Friday, May 27, 2016

Salon Went Haywire Years Ago

I remember the publication when it first began in the mid-1990s. It was a truly groundbreaking publication that published articles exposing the sham impeachment of then-president Bill Clinton, the scandals of Newt Gingrich and Henry Hyde, and many other excellent articles. It also boasted what was the best discussion board on the internet, Table Talk, of which I was a member for several years and then left it for good when the site went pay-to-play in around 2001. Table Talk ended a few years later in favor of the diary system ala Daily Kos (that site I seldom visit anymore or any of the other major blogs). However, Talbot, founder and a good editor despite his gullibility of believing those whacko JFK assassination conspiracy theories, left, and the site went south.

What in the hell happened to the site, now that it regularly trashes Hillary Clinton, and publishes some truly demented shit like the regrets of a would-be pedophile, the latter of which was arguably the worst article in the history of print media of the past fifty years (along with the recent Charlotte Observer editorial that pooh-poohed women's real fears about men in dresses invading their private spaces)?

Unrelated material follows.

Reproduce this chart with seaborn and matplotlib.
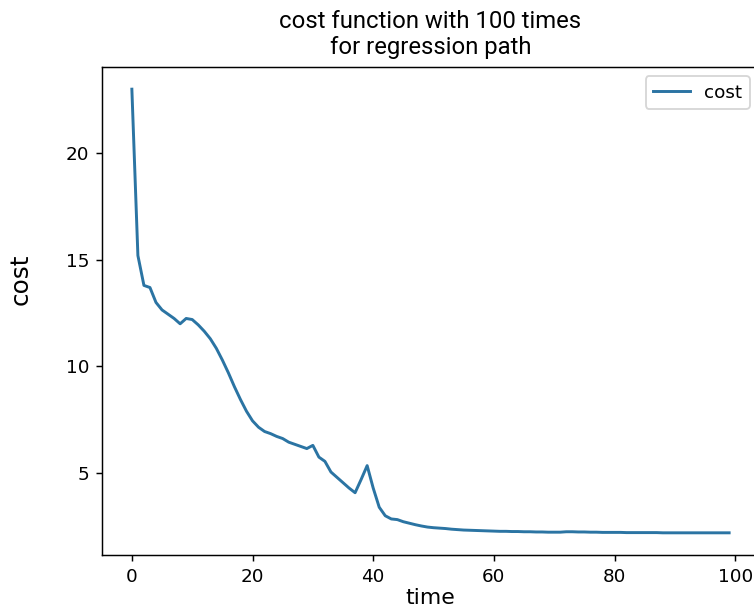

The link might have an idea:

Salon tried mightily to achieve profitability, and out of necessity became one of the first publishers to test out various ways to monetize its site. Salon Premium, Salon’s first subscription product, launched in April 2001 as “a last-ditch effort to save the business,” according to a former staffer. The site began gating off a few stories every day, but by the end of the year, all of Salon’s news stories became inaccessible to non-subscribers. Later, the site would try out a middle-ground approach — if non-subscribers sat through a 30-second video advertisement, they would receive a daily pass to access the site for free.

By the end of 2004, Salon’s subscription program peaked at 89,100 subscribers, each paying around $30 annually. And while Salon Premium saved the business at the time, some former Salon staff members believe erecting the paywall stunted the site’s growth.

“We were doing this right as the whole blog moment was exploding,” Lauerman said. “There was this great democratization of the web, and we were suddenly behind this gate. It took a long time to recover from that.”

During the paywall years, readership and traffic flattened, even as other sites benefited from the mainstreaming of the Internet and the popularity of blogging, said one former staffer.

The paywall was a failure, but it was the beginning of the end of the magazine.